Se ha iniciado la degustación de mezcales de alta calidad y cervezas artesanales de nueva creación y son un reconocimiento a productos mexicanos que se combinan felicísimamente en su menú, con referencias literarias del siglo XIX como es el queso frito Rubén Romero o con los populares tacos sudados. Con la invitación creciente de chefs jóvenes para participar en las cocinas de la Fonda seguramente se verán aportaciones y nuevas propuestas de restauración que confluyan con la tradicional para beneficio de los comensales.

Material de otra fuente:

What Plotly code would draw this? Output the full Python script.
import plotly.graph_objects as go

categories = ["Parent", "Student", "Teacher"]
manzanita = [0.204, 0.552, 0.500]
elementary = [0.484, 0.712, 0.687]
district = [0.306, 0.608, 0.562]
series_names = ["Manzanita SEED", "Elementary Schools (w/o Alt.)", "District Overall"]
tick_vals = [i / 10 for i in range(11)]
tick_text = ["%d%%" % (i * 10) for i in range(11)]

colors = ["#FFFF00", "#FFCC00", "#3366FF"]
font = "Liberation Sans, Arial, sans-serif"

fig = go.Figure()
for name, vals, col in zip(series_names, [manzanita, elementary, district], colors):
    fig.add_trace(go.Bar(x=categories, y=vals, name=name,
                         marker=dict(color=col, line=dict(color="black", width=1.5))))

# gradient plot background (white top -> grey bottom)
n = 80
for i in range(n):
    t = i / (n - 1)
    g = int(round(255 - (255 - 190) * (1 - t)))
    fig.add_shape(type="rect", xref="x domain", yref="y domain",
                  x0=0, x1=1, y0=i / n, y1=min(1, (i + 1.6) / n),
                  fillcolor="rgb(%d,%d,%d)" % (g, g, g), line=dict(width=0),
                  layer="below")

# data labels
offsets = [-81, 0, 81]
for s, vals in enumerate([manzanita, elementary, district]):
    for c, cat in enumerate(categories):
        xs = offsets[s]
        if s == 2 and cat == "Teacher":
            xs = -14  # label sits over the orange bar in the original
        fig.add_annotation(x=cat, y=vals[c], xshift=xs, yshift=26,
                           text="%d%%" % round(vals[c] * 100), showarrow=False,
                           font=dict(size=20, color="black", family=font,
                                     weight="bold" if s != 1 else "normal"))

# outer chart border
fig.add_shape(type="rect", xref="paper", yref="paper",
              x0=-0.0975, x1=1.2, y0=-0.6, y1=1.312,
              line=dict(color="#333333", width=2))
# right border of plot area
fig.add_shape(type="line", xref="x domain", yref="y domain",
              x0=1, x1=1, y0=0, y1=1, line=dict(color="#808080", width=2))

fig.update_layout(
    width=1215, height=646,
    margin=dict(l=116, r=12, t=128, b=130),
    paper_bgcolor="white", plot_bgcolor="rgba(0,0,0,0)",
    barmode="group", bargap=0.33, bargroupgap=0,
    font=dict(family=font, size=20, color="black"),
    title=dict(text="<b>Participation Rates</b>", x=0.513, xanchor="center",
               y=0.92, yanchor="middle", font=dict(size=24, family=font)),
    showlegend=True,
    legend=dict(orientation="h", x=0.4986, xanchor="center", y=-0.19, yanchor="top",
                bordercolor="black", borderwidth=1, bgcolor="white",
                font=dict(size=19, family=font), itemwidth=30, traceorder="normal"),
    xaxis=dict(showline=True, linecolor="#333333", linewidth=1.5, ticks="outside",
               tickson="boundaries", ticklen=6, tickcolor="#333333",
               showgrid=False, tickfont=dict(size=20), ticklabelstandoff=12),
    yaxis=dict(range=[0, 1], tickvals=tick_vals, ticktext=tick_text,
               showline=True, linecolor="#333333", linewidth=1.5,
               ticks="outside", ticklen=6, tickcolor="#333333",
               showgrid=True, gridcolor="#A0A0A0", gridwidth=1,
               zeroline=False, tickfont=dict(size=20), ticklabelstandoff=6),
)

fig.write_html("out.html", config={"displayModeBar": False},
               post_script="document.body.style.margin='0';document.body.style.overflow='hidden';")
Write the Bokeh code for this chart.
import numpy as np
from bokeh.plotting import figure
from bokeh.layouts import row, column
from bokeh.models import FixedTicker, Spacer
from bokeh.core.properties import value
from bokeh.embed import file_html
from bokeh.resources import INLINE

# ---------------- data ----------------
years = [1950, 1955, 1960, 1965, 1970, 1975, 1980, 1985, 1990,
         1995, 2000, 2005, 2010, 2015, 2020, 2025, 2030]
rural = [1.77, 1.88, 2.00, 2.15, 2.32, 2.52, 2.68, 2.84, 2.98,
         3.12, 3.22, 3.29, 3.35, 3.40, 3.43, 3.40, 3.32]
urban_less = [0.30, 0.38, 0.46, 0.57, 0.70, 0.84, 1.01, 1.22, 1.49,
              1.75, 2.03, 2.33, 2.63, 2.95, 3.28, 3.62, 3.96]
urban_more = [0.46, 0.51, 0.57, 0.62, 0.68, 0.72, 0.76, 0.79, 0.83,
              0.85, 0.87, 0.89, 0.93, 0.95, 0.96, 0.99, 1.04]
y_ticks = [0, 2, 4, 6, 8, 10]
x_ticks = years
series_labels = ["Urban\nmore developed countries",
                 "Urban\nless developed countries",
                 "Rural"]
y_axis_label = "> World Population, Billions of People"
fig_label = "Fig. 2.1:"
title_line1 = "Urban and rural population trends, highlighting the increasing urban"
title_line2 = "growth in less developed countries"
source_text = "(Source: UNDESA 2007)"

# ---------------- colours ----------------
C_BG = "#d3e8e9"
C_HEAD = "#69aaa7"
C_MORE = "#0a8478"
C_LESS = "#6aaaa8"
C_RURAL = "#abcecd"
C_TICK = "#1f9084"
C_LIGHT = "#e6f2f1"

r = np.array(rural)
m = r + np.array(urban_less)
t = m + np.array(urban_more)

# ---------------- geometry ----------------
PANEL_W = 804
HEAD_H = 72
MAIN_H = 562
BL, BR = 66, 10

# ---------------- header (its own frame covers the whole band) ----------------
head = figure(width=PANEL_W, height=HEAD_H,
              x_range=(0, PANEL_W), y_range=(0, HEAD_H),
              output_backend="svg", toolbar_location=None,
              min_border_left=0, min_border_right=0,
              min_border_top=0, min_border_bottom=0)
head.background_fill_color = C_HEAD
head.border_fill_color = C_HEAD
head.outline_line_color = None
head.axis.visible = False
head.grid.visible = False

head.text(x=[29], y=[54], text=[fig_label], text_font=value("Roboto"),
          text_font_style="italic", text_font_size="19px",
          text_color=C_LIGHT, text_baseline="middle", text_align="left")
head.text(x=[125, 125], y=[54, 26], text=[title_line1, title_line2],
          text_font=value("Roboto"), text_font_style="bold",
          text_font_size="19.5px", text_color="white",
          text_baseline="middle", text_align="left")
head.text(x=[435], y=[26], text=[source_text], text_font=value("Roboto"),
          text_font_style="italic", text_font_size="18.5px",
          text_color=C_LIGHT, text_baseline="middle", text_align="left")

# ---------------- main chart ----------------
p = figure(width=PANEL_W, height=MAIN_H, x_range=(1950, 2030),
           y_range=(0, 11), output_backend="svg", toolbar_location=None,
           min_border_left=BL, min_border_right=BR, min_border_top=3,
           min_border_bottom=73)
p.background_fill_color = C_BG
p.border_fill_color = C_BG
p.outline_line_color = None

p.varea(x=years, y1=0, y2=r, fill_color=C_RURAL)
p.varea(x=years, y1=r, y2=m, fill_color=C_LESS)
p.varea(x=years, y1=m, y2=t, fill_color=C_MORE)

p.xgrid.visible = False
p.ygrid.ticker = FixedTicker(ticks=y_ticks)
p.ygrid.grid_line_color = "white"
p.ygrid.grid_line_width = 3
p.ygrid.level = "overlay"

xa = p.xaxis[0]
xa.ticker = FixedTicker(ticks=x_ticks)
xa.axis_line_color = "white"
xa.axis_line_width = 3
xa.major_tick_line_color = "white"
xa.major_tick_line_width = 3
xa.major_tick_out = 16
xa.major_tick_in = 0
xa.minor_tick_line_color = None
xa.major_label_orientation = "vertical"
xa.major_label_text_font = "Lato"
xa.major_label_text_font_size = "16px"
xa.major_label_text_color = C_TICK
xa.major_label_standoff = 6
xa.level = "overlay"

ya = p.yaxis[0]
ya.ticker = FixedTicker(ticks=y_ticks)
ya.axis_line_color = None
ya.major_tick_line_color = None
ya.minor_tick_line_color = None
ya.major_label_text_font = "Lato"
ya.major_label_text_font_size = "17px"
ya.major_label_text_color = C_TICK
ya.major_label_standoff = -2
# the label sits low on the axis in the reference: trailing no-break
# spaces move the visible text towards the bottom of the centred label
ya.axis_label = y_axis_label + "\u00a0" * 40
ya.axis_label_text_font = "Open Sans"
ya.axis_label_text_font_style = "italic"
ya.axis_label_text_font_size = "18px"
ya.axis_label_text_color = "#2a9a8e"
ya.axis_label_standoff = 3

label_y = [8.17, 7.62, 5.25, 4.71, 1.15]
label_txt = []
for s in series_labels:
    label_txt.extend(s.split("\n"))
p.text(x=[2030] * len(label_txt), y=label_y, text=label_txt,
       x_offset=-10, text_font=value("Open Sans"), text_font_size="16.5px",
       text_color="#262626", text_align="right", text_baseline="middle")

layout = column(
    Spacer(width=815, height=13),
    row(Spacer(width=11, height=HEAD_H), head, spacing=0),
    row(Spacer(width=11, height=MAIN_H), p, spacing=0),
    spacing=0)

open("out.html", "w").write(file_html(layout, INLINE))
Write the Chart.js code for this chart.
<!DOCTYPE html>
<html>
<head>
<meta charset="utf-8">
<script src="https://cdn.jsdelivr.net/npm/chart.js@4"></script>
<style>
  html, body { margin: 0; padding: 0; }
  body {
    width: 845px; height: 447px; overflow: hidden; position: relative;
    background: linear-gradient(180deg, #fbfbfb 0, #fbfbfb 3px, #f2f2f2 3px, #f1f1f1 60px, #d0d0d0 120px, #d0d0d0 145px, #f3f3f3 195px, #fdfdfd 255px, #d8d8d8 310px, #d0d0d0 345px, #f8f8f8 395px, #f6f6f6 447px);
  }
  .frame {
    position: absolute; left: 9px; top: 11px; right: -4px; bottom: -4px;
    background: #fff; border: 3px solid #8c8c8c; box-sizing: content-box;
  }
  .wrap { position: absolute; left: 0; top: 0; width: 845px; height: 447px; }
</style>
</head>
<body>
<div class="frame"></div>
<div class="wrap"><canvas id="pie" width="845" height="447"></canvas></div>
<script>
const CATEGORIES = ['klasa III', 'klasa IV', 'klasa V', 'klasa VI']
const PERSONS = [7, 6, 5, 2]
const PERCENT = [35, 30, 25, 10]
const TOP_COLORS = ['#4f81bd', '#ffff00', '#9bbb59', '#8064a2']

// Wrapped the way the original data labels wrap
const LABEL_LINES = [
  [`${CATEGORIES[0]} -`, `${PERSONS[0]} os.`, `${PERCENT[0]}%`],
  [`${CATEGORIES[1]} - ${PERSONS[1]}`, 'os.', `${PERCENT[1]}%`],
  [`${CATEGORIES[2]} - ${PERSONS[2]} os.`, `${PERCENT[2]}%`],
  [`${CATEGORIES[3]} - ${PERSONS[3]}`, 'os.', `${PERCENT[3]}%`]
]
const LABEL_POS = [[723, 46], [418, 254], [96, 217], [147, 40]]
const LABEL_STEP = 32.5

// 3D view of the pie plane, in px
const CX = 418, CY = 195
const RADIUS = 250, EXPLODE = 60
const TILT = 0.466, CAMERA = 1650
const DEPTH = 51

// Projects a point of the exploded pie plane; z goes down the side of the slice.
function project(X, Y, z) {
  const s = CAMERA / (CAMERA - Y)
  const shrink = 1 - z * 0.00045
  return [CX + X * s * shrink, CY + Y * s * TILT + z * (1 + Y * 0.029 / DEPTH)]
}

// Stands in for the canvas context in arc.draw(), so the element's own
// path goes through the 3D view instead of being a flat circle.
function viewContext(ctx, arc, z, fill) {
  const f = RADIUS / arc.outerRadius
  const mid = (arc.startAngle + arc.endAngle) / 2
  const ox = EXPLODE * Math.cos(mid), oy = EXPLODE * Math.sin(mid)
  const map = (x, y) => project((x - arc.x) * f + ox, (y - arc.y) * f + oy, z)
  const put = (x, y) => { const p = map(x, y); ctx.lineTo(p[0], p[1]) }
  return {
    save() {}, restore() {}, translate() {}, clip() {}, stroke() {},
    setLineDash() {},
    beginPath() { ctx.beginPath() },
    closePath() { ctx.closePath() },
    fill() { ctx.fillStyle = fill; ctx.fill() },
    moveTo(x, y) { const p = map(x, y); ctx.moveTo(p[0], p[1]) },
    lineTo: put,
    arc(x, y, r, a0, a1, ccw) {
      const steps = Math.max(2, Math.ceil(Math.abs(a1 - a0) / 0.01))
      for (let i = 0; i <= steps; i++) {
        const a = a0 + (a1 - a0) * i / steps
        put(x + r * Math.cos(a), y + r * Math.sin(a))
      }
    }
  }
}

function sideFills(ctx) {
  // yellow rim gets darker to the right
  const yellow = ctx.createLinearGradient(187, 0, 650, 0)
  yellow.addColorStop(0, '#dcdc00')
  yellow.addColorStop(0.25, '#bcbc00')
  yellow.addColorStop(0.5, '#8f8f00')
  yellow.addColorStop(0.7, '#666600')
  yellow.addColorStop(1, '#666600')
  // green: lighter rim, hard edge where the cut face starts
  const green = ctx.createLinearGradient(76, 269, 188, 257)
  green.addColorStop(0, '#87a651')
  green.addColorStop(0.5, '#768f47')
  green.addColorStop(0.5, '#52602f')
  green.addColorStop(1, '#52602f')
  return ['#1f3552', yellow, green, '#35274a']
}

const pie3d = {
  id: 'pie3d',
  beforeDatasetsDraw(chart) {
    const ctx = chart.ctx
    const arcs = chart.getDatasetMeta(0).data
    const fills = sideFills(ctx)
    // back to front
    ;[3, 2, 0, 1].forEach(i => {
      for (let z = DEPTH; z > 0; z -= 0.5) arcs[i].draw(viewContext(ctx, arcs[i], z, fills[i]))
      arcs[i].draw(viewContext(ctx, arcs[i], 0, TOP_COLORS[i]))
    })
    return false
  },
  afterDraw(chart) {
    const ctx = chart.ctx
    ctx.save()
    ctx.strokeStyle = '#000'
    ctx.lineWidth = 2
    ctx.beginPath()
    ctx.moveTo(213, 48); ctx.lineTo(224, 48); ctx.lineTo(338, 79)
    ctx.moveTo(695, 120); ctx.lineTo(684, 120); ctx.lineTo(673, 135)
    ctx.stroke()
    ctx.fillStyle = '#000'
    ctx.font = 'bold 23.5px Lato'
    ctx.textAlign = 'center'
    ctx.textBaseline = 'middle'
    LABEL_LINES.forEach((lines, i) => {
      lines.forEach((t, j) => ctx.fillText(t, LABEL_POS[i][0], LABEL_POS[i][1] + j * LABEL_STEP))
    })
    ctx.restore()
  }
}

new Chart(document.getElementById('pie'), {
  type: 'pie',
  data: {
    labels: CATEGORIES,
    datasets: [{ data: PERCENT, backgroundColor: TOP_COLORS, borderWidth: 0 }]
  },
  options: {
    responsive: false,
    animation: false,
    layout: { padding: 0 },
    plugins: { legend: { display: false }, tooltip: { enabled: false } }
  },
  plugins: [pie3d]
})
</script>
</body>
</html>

La hermosa simplicidad de los ambientes populares mexicanos que caracteriza a sus comedores ha sido intervenida por el artista Humberto Spíndola, reconocido internacionalmente por sus planteamientos contemporáneos que involucran y reivindican a las artes mexicanas tradicionales del papel para el mundo del arte. Para la Fonda, Spíndola ha definido tres ambientes en los que, por una parte, recrea la estética de las antiguas pulquerías, hoy olvidadas; en otro nos remonta a lo mejor de la pintura mural del barroco popular oaxaqueño del siglo XVII, y nos plantea un salón contemporáneo de nubes amarillas donde se exhibe la vajilla del homenaje a Octavio Paz.